» Excerpted records

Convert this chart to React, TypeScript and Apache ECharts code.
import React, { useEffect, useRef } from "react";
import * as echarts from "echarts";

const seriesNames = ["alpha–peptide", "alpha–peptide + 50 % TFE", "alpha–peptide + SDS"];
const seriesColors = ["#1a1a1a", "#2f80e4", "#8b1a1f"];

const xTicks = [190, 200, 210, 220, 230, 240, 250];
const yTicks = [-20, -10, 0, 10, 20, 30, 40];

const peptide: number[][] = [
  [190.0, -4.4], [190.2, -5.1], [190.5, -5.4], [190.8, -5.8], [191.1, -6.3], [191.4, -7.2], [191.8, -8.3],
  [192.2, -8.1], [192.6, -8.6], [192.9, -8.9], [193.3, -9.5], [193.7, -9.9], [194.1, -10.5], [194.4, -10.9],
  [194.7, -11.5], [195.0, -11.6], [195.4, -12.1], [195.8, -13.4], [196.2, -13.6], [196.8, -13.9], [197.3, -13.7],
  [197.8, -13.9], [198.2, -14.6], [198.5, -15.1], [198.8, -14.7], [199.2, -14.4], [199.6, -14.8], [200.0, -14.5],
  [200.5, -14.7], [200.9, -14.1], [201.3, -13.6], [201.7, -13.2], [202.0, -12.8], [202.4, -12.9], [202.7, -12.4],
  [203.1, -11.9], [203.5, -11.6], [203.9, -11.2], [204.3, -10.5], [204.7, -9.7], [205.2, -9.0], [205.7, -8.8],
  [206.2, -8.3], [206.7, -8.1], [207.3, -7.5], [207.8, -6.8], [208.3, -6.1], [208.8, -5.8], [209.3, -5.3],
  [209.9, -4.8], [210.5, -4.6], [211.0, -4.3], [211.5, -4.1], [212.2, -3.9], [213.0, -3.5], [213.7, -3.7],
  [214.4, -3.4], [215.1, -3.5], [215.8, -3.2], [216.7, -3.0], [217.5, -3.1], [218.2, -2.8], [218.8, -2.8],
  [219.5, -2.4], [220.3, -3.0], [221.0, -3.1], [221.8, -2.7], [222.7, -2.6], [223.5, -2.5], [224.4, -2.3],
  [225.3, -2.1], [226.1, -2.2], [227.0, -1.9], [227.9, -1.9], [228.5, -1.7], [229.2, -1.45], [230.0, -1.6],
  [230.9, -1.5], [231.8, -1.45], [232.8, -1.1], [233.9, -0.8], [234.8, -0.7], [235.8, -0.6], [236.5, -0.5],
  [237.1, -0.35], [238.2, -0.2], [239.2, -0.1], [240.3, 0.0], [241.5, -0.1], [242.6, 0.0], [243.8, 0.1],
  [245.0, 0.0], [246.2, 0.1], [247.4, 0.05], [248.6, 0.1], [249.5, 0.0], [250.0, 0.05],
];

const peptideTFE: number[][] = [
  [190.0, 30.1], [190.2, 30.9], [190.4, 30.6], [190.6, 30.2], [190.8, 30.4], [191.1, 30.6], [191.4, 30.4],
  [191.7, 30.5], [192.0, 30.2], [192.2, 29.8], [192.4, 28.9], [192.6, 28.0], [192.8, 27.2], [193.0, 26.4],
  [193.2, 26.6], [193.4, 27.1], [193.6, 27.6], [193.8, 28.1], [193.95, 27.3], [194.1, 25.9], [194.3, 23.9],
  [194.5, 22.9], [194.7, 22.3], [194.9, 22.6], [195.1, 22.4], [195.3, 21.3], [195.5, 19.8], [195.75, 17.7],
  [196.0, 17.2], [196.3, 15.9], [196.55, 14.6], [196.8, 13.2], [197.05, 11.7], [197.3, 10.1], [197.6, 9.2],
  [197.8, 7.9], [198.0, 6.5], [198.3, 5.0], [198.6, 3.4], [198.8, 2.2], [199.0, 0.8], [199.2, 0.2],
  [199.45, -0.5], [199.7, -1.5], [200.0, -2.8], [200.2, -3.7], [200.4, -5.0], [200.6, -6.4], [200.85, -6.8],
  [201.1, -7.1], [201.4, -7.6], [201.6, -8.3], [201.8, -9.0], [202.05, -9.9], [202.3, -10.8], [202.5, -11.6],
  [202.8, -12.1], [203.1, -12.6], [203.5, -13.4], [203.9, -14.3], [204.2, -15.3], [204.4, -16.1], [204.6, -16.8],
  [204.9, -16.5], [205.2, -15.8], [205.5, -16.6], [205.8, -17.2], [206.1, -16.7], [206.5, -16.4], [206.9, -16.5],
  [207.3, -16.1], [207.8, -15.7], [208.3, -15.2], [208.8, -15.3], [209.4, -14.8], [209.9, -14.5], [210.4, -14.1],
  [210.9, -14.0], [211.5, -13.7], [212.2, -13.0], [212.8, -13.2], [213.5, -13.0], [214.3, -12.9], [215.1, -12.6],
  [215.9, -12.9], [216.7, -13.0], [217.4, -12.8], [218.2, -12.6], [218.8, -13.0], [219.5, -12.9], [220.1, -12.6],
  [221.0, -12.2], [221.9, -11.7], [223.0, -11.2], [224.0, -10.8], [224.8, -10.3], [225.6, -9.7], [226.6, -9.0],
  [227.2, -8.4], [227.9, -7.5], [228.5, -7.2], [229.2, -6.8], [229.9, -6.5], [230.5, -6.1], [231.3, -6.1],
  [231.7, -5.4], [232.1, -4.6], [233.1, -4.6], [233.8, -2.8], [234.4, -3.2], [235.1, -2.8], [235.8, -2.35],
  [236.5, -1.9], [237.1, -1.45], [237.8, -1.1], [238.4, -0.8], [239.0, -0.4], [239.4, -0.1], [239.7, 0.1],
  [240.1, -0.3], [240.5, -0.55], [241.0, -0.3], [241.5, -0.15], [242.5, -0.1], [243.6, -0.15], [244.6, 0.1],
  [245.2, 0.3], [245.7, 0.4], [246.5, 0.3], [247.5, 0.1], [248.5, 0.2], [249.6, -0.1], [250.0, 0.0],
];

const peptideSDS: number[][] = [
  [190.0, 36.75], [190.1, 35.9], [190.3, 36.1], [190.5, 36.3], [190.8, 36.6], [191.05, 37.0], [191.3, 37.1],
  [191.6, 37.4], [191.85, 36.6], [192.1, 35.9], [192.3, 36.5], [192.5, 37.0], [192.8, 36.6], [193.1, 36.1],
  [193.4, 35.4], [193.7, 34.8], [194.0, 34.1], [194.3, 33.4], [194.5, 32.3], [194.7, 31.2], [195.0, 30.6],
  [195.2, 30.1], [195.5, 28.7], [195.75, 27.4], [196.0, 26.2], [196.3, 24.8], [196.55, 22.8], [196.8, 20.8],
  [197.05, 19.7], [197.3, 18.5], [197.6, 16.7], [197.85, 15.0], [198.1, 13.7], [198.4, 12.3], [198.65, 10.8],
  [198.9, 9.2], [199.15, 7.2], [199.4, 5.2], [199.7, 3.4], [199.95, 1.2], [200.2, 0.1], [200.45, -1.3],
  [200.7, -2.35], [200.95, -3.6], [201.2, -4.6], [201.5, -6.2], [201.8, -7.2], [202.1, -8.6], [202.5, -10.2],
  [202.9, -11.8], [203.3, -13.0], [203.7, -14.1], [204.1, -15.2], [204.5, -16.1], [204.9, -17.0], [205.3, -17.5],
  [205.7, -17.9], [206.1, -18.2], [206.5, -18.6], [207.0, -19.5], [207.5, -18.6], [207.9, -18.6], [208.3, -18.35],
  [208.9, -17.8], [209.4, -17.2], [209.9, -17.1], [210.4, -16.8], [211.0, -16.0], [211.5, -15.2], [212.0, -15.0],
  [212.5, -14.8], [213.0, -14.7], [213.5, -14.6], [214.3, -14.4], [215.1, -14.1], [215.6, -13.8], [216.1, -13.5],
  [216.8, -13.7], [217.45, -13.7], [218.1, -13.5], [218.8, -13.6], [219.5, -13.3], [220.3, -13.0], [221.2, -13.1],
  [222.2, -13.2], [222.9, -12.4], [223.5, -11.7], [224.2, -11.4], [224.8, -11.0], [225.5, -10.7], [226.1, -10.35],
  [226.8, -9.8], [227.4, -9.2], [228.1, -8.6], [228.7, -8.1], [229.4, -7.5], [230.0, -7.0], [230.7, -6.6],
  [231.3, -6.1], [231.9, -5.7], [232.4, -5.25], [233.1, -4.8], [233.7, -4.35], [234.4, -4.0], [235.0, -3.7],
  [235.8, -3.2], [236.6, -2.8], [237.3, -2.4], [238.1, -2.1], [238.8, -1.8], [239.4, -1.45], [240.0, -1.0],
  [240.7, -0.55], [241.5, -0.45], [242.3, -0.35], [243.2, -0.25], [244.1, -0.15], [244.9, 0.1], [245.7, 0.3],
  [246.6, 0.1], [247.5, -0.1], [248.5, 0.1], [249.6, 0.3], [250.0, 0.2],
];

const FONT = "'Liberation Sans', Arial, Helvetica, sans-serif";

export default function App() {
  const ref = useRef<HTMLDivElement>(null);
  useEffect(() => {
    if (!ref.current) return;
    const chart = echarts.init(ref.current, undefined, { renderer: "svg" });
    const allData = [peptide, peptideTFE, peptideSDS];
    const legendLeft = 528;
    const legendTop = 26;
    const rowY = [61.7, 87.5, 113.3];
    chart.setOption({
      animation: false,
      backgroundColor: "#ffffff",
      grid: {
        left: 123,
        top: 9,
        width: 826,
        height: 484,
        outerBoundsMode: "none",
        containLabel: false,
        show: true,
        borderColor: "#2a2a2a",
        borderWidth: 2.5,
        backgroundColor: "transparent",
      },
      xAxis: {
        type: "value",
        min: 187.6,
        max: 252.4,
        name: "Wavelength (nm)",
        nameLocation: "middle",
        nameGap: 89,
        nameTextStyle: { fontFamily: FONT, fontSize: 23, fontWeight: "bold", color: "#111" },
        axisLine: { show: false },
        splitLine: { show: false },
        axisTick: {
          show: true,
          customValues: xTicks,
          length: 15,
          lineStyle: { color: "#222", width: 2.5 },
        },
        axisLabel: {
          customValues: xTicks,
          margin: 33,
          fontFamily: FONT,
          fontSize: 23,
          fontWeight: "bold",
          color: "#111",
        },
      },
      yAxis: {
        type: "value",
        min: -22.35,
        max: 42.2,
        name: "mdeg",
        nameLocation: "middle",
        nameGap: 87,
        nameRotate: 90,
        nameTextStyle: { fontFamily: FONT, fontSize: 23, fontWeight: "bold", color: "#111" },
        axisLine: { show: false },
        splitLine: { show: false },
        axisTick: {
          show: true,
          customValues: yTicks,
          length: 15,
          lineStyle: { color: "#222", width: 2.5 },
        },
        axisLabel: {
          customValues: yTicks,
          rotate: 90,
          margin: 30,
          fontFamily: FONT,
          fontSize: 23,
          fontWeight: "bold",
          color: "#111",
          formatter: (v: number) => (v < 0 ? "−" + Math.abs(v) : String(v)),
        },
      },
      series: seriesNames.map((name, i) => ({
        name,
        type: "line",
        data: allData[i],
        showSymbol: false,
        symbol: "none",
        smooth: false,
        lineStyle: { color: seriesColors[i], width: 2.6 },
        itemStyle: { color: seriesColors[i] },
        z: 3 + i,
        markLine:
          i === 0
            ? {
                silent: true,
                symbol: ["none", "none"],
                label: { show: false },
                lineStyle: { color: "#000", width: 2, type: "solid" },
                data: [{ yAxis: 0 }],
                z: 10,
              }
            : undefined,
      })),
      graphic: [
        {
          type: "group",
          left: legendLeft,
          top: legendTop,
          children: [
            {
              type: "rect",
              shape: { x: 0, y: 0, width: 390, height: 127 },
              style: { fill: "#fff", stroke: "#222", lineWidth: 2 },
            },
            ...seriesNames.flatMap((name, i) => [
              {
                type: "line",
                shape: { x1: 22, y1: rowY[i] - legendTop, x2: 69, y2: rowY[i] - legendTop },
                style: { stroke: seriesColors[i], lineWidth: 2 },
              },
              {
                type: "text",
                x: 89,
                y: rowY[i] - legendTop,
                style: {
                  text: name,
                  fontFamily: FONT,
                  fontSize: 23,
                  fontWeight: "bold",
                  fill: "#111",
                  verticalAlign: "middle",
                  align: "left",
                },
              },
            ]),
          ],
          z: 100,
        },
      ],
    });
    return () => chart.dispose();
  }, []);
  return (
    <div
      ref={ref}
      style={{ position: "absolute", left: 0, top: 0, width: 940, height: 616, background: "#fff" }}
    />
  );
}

* * *

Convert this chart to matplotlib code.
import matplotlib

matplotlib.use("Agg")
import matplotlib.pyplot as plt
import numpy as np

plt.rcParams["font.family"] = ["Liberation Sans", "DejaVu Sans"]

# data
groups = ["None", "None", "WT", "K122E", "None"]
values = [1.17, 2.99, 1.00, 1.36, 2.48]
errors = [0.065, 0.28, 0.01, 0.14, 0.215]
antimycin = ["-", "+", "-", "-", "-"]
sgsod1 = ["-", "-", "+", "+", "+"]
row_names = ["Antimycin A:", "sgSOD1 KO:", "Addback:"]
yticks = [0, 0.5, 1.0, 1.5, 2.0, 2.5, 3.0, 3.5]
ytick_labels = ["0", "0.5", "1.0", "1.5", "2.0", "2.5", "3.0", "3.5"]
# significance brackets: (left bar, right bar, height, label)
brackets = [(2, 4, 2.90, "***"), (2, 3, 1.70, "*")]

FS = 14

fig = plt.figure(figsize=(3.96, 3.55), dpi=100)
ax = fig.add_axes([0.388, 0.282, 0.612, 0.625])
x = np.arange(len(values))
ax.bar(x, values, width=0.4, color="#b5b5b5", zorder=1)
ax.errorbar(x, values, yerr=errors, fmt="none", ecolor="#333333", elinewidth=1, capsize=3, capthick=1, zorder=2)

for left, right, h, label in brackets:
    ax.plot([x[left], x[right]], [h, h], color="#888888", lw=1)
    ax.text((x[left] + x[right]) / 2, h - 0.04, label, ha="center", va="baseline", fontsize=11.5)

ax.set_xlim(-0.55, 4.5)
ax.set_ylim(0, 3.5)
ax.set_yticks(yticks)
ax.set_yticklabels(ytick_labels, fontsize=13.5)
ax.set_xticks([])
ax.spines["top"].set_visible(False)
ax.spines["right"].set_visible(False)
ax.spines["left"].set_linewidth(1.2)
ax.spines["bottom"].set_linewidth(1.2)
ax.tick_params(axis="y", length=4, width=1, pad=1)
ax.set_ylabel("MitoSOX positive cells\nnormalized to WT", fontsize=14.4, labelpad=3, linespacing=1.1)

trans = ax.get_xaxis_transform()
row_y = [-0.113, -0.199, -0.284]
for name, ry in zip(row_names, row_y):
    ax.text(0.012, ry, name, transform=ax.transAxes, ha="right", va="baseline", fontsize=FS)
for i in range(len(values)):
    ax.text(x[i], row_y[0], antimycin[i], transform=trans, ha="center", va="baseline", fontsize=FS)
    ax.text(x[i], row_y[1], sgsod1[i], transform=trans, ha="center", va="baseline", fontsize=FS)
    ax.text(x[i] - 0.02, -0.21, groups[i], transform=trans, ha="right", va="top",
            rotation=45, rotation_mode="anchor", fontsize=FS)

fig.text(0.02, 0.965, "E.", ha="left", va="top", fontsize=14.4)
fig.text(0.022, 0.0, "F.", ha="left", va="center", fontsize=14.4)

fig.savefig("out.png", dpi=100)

---

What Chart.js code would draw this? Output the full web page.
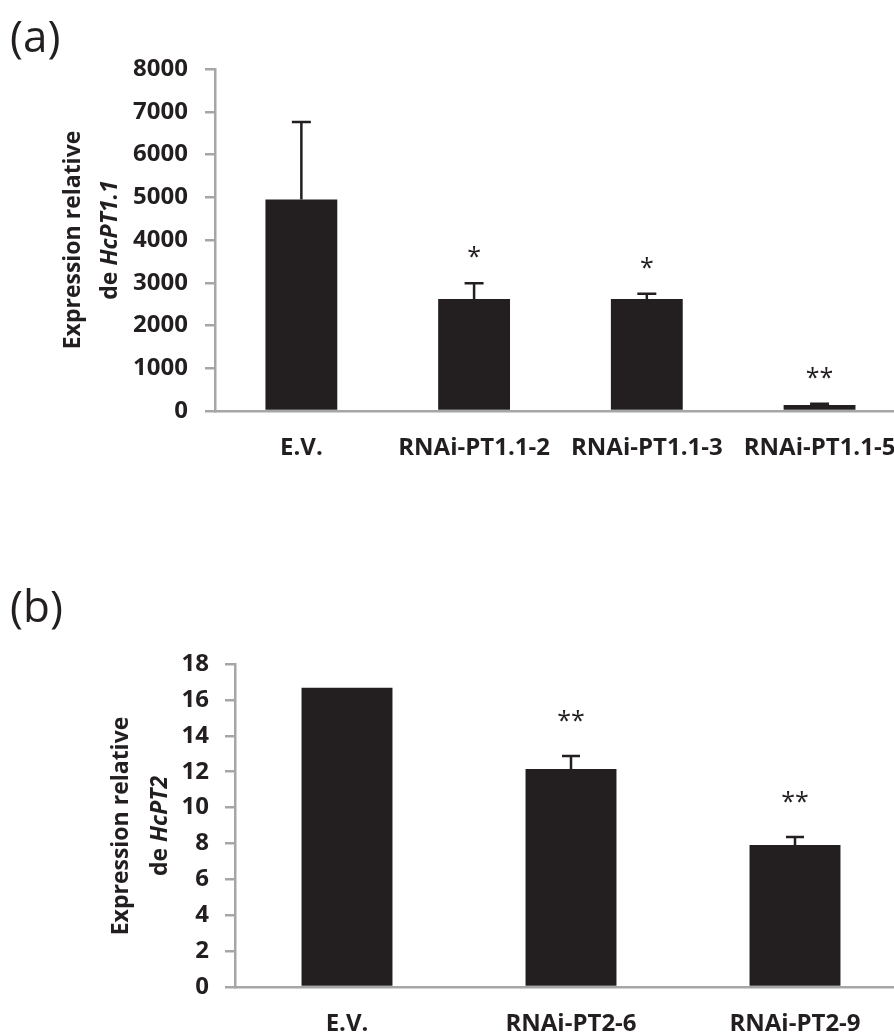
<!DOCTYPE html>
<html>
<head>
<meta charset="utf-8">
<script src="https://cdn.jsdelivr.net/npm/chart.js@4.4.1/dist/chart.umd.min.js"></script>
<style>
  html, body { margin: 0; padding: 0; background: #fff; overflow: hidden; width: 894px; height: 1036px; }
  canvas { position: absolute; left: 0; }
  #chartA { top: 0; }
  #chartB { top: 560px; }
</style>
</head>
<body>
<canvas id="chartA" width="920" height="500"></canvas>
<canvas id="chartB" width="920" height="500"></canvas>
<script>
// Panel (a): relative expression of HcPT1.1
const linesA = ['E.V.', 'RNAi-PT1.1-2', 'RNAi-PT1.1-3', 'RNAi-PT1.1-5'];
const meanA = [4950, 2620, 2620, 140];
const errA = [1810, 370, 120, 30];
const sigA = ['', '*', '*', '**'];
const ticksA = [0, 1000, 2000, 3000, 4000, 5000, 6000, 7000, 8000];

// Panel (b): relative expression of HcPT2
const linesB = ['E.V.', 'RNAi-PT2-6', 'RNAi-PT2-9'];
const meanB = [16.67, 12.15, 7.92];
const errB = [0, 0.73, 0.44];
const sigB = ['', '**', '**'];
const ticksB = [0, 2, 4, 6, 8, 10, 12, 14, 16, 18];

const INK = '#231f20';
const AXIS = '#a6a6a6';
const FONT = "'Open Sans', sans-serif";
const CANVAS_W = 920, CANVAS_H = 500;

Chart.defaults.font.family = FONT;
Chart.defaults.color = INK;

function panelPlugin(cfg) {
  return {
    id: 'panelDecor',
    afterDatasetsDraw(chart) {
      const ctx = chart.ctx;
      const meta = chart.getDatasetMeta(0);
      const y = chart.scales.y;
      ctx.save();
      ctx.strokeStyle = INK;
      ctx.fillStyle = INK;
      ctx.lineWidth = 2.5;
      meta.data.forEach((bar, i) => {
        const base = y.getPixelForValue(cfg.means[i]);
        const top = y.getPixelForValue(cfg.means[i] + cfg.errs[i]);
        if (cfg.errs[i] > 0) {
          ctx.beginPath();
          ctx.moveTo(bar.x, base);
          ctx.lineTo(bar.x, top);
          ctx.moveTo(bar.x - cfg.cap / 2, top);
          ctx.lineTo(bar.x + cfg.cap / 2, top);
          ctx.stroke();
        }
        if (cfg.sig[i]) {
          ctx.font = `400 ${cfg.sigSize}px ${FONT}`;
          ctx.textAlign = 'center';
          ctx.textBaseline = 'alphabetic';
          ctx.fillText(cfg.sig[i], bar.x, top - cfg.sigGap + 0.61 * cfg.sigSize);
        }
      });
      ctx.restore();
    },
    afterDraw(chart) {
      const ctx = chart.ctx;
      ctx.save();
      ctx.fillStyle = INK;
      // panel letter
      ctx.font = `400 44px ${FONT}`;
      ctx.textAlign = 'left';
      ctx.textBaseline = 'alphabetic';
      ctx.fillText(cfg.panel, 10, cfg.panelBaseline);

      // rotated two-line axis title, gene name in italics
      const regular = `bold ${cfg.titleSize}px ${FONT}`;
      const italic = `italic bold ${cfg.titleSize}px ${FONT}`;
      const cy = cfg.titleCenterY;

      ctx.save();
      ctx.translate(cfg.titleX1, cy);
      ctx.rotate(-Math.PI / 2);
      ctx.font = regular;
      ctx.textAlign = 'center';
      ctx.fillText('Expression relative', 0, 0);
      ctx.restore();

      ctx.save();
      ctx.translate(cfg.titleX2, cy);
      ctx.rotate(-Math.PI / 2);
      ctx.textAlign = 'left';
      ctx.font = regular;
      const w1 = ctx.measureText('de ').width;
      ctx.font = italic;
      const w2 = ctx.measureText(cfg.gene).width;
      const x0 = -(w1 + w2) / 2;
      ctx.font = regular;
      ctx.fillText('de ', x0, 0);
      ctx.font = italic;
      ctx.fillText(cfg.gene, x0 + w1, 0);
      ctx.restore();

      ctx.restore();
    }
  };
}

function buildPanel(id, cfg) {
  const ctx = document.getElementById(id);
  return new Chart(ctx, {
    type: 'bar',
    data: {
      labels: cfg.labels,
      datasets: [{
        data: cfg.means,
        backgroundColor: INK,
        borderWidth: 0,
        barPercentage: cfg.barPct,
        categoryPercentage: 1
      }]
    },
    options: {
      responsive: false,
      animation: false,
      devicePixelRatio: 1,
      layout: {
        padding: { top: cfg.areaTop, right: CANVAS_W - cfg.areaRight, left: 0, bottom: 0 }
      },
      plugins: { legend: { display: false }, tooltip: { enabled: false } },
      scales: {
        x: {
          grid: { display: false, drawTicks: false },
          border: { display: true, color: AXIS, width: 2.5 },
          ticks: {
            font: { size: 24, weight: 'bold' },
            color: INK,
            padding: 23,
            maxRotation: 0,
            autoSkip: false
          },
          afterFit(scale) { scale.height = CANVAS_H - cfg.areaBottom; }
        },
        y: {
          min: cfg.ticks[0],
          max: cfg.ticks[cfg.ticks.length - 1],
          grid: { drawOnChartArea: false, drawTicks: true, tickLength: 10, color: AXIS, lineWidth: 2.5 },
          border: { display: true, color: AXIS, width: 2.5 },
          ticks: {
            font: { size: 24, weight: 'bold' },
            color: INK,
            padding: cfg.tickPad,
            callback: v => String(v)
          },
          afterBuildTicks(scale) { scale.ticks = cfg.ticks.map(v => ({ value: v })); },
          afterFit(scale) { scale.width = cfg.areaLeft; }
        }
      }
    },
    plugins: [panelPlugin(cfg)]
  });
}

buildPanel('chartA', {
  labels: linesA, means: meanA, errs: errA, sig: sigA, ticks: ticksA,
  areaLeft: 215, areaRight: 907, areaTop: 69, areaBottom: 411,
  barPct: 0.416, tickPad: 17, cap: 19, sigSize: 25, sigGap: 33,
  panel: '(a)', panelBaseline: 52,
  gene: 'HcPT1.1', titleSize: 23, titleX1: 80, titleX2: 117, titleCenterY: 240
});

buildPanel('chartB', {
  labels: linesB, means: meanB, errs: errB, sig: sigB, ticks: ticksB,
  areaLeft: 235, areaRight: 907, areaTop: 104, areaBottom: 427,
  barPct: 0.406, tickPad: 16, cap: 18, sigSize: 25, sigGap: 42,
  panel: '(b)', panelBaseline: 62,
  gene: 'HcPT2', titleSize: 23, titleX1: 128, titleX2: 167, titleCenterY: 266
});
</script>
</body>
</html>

» Written exercise
Above this instruction are the records; retype exactly the lines from the one containing "Convert this chart to React, TypeScript" up to and including the one containing "const yTicks = [-20, -10, 0, 10, 20, 30, 40];".

» Output of the exercise
Convert this chart to React, TypeScript and Apache ECharts code.
import React, { useEffect, useRef } from "react";
import * as echarts from "echarts";

const seriesNames = ["alpha–peptide", "alpha–peptide + 50 % TFE", "alpha–peptide + SDS"];
const seriesColors = ["#1a1a1a", "#2f80e4", "#8b1a1f"];

const xTicks = [190, 200, 210, 220, 230, 240, 250];
const yTicks = [-20, -10, 0, 10, 20, 30, 40];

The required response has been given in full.